Von links: Andreas Beinhauer, Chuhyun Kim. Foto: Anna Kolata (Bühnen Halle)

Sehr viel Meinung

Eingangs erwähn­te ich, dass ich kei­nen Schimmer von Kunst habe, ich bin also nicht in der Lage zu bewer­ten, wie gut die­se Umsetzung des Stoffes im Vergleich zu ande­ren war. Das hält mich aber nicht davon ab, trotz­dem unge­fragt mei­ne Meinung hier kund­zu­tun. Vielleicht bin ich gar nicht ich, son­dern ein Boomer auf Facebook?

Ich hat­te das Gefühl, dass die weni­gen Modernisierungen der Geschichte gut in das Stück pas­sen, das im Original aus dem Jahr 1896 stammt. Bestes Beispiel dafür ist die Szene mit den Kindern, die sich auf dem Markt, dem ana­lo­gen Amazon Prime, um die neu­es­ten Spielzeuge klop­pen. Es gelingt der Inszenierung, das Bild aus Puccinis Lebenszeit (1858–1924) zu ver­mit­teln, ohne es unnö­tig mit moder­nen Anspielungen zu über­frach­ten. Die Darsteller:innen sind abso­lut text­si­cher, was bei einer Live-Aufführung, selbst für Profis, kei­ne Selbstverständlichkeit ist. Ein ein­zi­ges Mal höre ich, wie die Souffleuse – ja, das ist ein Beruf und kei­ne Eierspeise – Hilfestellung gibt. Die Musik bekräf­tigt in mei­nen Augen erfolg­reich das Geschehen auf der Bühne. Außerdem krie­gen mich Liebesdramen sowie­so immer, zumin­dest außer­halb des Fernsehens.
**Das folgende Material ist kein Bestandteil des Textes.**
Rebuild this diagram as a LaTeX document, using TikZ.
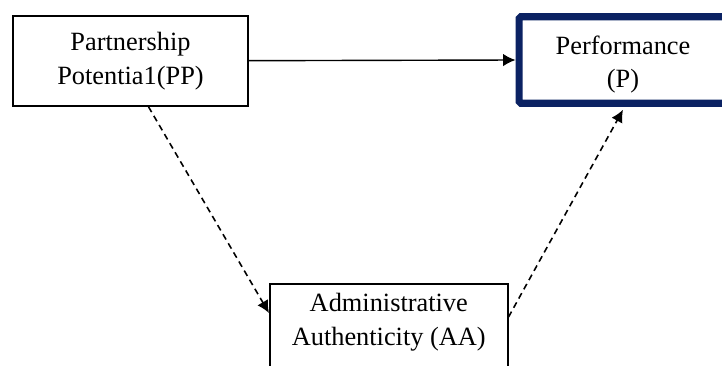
\documentclass[tikz,border=0pt]{standalone}
\usepackage{fontspec}
\setmainfont{Liberation Serif}
\usetikzlibrary{arrows.meta, positioning, calc}
\definecolor{ModelNavy}{HTML}{0B2263}
\definecolor{ModelBlack}{HTML}{000000}
\definecolor{ModelWhite}{HTML}{ffffff}
\tikzset{
    % Construct box style
    construct/.style={
        rectangle,
        draw=ModelBlack,
        fill=ModelWhite,
        line width=0.9pt,
        align=center,
        font=\fontsize{15}{19}\selectfont
    },
    % Outcome box style
    outcome/.style={
        rectangle,
        draw=ModelNavy,
        fill=ModelWhite,
        line width=4pt,
        rounded corners=1pt,
        align=center,
        font=\fontsize{15}{19}\selectfont
    },
    % Direct path
    arrow/.style={
        -{Latex[length=7pt,width=7pt]},
        line width=0.8pt,
        color=ModelBlack
    },
    % Mediated path
    dasharrow/.style={
        -{Latex[length=7pt,width=7pt]},
        line width=0.9pt,
        dash pattern=on 3.5pt off 2.5pt,
        color=ModelBlack
    }
}
\begin{document}
\begin{tikzpicture}[x=0.02cm, y=-0.02cm]
    \useasboundingbox (0,0) rectangle (722,365);
    \clip (0,0) rectangle (722,365);

    \node (pp) [construct, minimum width=4.7cm, minimum height=1.8cm] at (130.5,61) {Partnership\\Potentia1(PP)};
    \node (perf) [outcome, minimum width=4.16cm, minimum height=1.73cm] at (623,60) {\rule{0pt}{16pt}Performance\\(P)};
    \node (aa) [construct, minimum width=4.76cm, minimum height=2.4cm, anchor=north west] at (269,283) {Administrative\\Authenticity (AA)\\[9pt]\mbox{}};

    % Direct effect
    \draw [arrow] (pp) -- (perf.west);

    % Mediated effect
    \draw [dasharrow] ($(pp.south)+(18,0)$) -- ($(aa.north west)+(0,30)$);
    \draw [dasharrow] ($(aa.north east)+(0,34)$) -- ($(perf.south)+(0,3)$);
\end{tikzpicture}
\end{document}
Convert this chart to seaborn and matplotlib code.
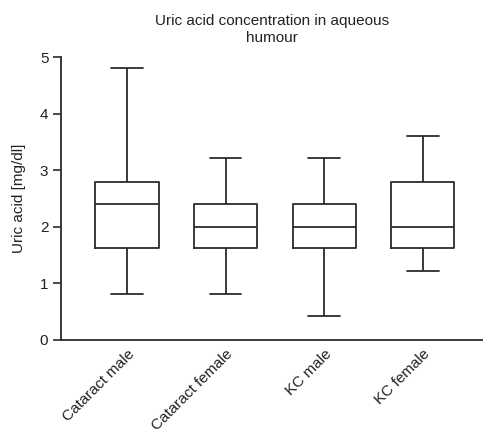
import pandas as pd
import numpy as np
import matplotlib
matplotlib.use("Agg")
import matplotlib.pyplot as plt
import seaborn as sns

groups = ["Cataract male", "Cataract female", "KC male", "KC female"]
# five-number summaries: min, Q1, median, Q3, max
mins = [0.82, 0.82, 0.42, 1.22]
q1s = [1.63, 1.63, 1.63, 1.63]
medians = [2.41, 2.0, 2.0, 2.0]
q3s = [2.8, 2.4, 2.4, 2.8]
maxs = [4.81, 3.21, 3.21, 3.61]

rows = []
for g, a, b, c, d, e in zip(groups, mins, q1s, medians, q3s, maxs):
    for v in (a, b, c, d, e):
        rows.append({"group": g, "uric": v})
df = pd.DataFrame(rows)

sns.set_style("ticks")
plt.rcParams["font.family"] = ["Liberation Sans", "DejaVu Sans"]

fig = plt.figure(figsize=(4.83, 4.33), dpi=100)
ax = fig.add_axes([0.126, 0.215, 0.874, 0.653])

lc = "#2b2b2b"
lw = 1.3
sns.boxplot(data=df, x="group", y="uric", order=groups, whis=(0, 100),
            width=0.64, fill=False, color=lc, linewidth=lw,
            boxprops=dict(color=lc, linewidth=lw),
            medianprops=dict(color=lc, linewidth=lw),
            whiskerprops=dict(color=lc, linewidth=lw),
            capprops=dict(color=lc, linewidth=lw),
            showfliers=False, ax=ax)

ax.set_xlim(-0.67, 3.61)
ax.set_ylim(0, 5)
ax.set_yticks([0, 1, 2, 3, 4, 5])
ax.set_xlabel("")
ax.set_ylabel("Uric acid [mg/dl]", fontsize=11, color="#222222", labelpad=10)
ax.set_title("Uric acid concentration in aqueous\nhumour", fontsize=11,
             color="#222222", pad=11, linespacing=1.25)
ax.tick_params(axis="y", length=6, width=1.2, color=lc, labelsize=11,
               labelcolor="#222222", direction="out", pad=3)
ax.tick_params(axis="x", length=0, labelsize=11, labelcolor="#222222", pad=5)
plt.setp(ax.get_xticklabels(), rotation=45, ha="right", rotation_mode="anchor")
for s in ["top", "right"]:
    ax.spines[s].set_visible(False)
for s in ["left", "bottom"]:
    ax.spines[s].set_color(lc)
    ax.spines[s].set_linewidth(1.3)

fig.savefig("out.png", dpi=100)
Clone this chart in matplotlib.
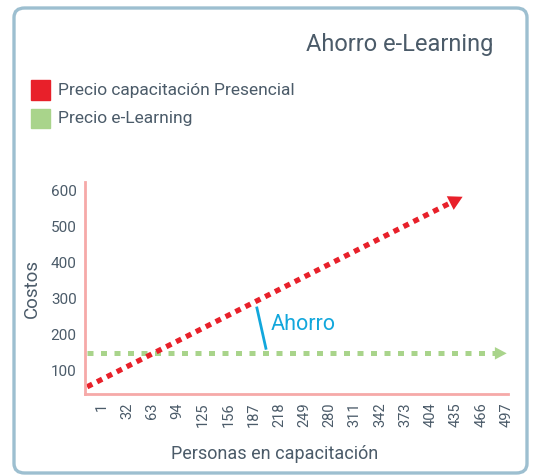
import matplotlib
matplotlib.use("Agg")
import matplotlib.pyplot as plt
from matplotlib.patches import FancyBboxPatch, Rectangle

plt.rcParams['font.family'] = ['Roboto', 'DejaVu Sans']

# data
x_ticks = list(range(1, 498, 31))
x_presencial = [-17, 443]
y_presencial = [55, 583]
x_elearning = [-17, 497]
y_elearning = [148, 148]
ahorro_line_x = [191, 202]
ahorro_line_y = [274, 162]
y_ticks = [100, 200, 300, 400, 500, 600]

red = '#e8202a'
green = '#a9d48b'
blue = '#12a7dc'
text_col = '#4b5b69'
spine_col = '#f6a9a8'

fig = plt.figure(figsize=(5.33, 4.75), dpi=100)

# frame
frame = FancyBboxPatch((14 / 533, 1 - 473 / 475), (527 - 14) / 533, (473 - 8) / 475,
                       boxstyle='round,pad=0,rounding_size=0.02',
                       transform=fig.transFigure, facecolor='none',
                       edgecolor='#9dbfd0', linewidth=2.4, zorder=-1)
fig.patches.append(frame)

fig.text(493 / 533, 1 - 44 / 475, 'Ahorro e-Learning', ha='right', va='center',
         fontsize=17, color=text_col)

# legend
for i, (lab, col) in enumerate([('Precio capacitación Presencial', red),
                                ('Precio e-Learning', green)]):
    yc = 90 + i * 28.5
    fig.patches.append(Rectangle((31 / 533, 1 - (yc + 9.5) / 475), 19 / 533, 19 / 475,
                                 transform=fig.transFigure, color=col))
    fig.text(58 / 533, 1 - yc / 475, lab, ha='left', va='center',
             fontsize=12.5, color=text_col)

ax = fig.add_axes([85 / 533, 1 - 394 / 475, (508 - 85) / 533, (394 - 182) / 475])
ax.set_xlim(-19.6, 498.6)
ax.set_ylim(35, 624)
ax.patch.set_alpha(0)

ax.plot(x_elearning[:1] + [x_elearning[1] - 8], y_elearning, color=green, lw=3.6,
        linestyle=(0, (1.2, 1.5)), dash_capstyle='butt')
ax.plot(x_presencial[:1] + [x_presencial[1] - 8], [y_presencial[0], y_presencial[1] - 9],
        color=red, lw=3.8, linestyle=(0, (1.1, 1.0)), dash_capstyle='butt')

ax.annotate('', xy=(x_elearning[1], y_elearning[1]), xytext=(x_elearning[1] - 20, y_elearning[1]),
            arrowprops=dict(arrowstyle='-|>,head_length=0.85,head_width=0.45',
                            color=green, lw=0, shrinkA=0, shrinkB=0))
ax.annotate('', xy=(x_presencial[1], y_presencial[1]),
            xytext=(x_presencial[1] - 20, y_presencial[1] - 23),
            arrowprops=dict(arrowstyle='-|>,head_length=1.0,head_width=0.55',
                            color=red, lw=0, shrinkA=0, shrinkB=0))

ax.plot(ahorro_line_x, ahorro_line_y, color=blue, lw=2)
ax.text(208, 227, 'Ahorro', color=blue, fontsize=15.5, ha='left', va='center')

ax.set_xticks(x_ticks)
ax.set_xticklabels([str(v) for v in x_ticks], rotation=90, color=text_col, fontsize=10.5)
ax.set_yticks(y_ticks)
ax.set_yticklabels([str(v) for v in y_ticks], color=text_col, fontsize=11)
ax.tick_params(length=0, pad=6)

for s in ['top', 'right']:
    ax.spines[s].set_visible(False)
for s in ['left', 'bottom']:
    ax.spines[s].set_color(spine_col)
    ax.spines[s].set_linewidth(2)

ax.set_ylabel('Costos', fontsize=13.5, color=text_col, labelpad=7)
ax.set_xlabel('Personas en capacitación', fontsize=13, color=text_col, labelpad=12)
ax.xaxis.set_label_coords((275 - 85) / 423, -0.24)

fig.savefig('out.png', dpi=100)
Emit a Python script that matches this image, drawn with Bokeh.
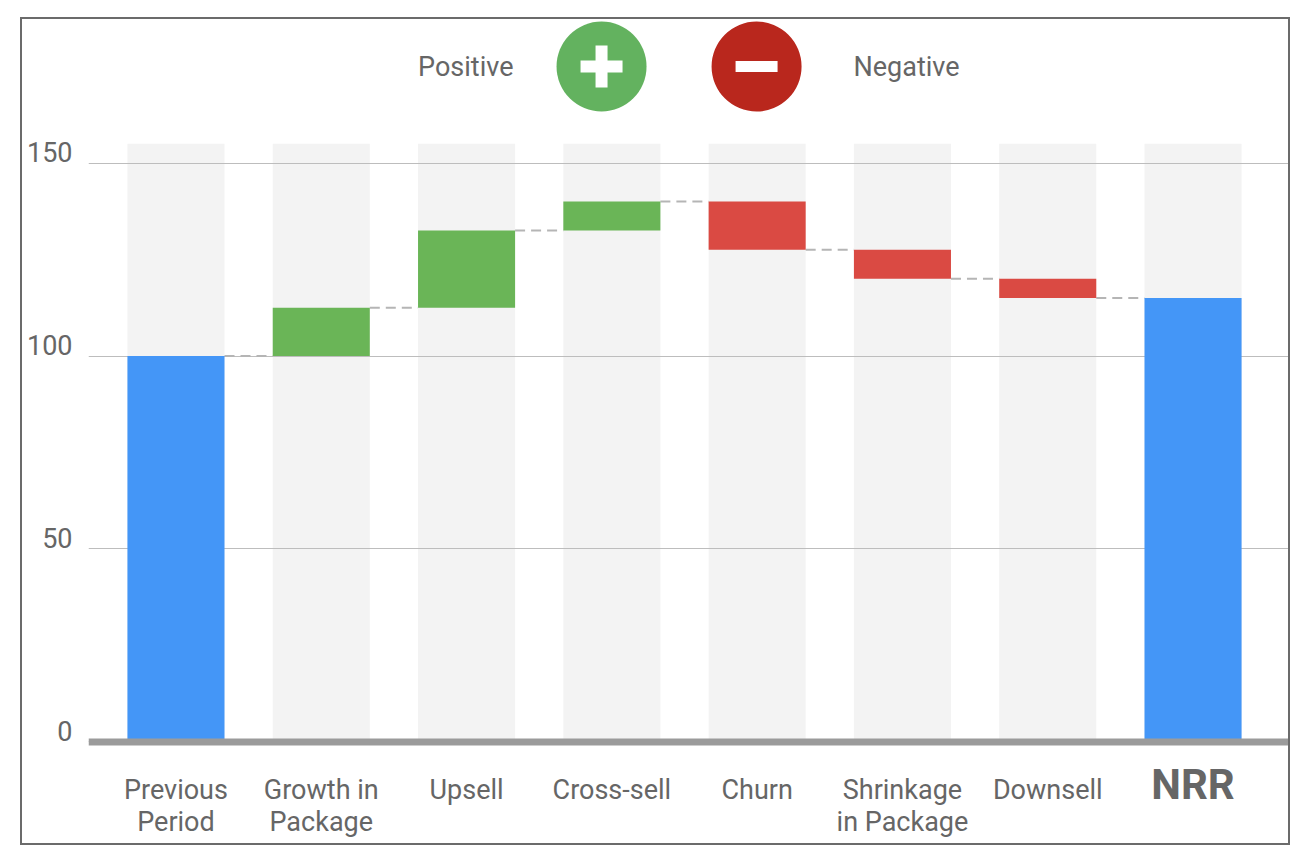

Die Kriterien, nach denen ich mei­ne Begegnungen mit Kunst bewer­te, sind Unterhaltung und die Frage, ob das Kunstwerk mich dazu bringt, über das rei­ne Erleben hin­aus nach­zu­den­ken. Beides hat mir die­ser Abend beschert, des­halb erach­te ich ihn als gelun­gen und kann nur wärms­tens emp­feh­len, sich irgend­wann ein­mal selbst von dem Werk über die Kleinkünstler (irgend­wo zuckt Marc-Uwe Kling gera­de zusam­men) zu überzeugen.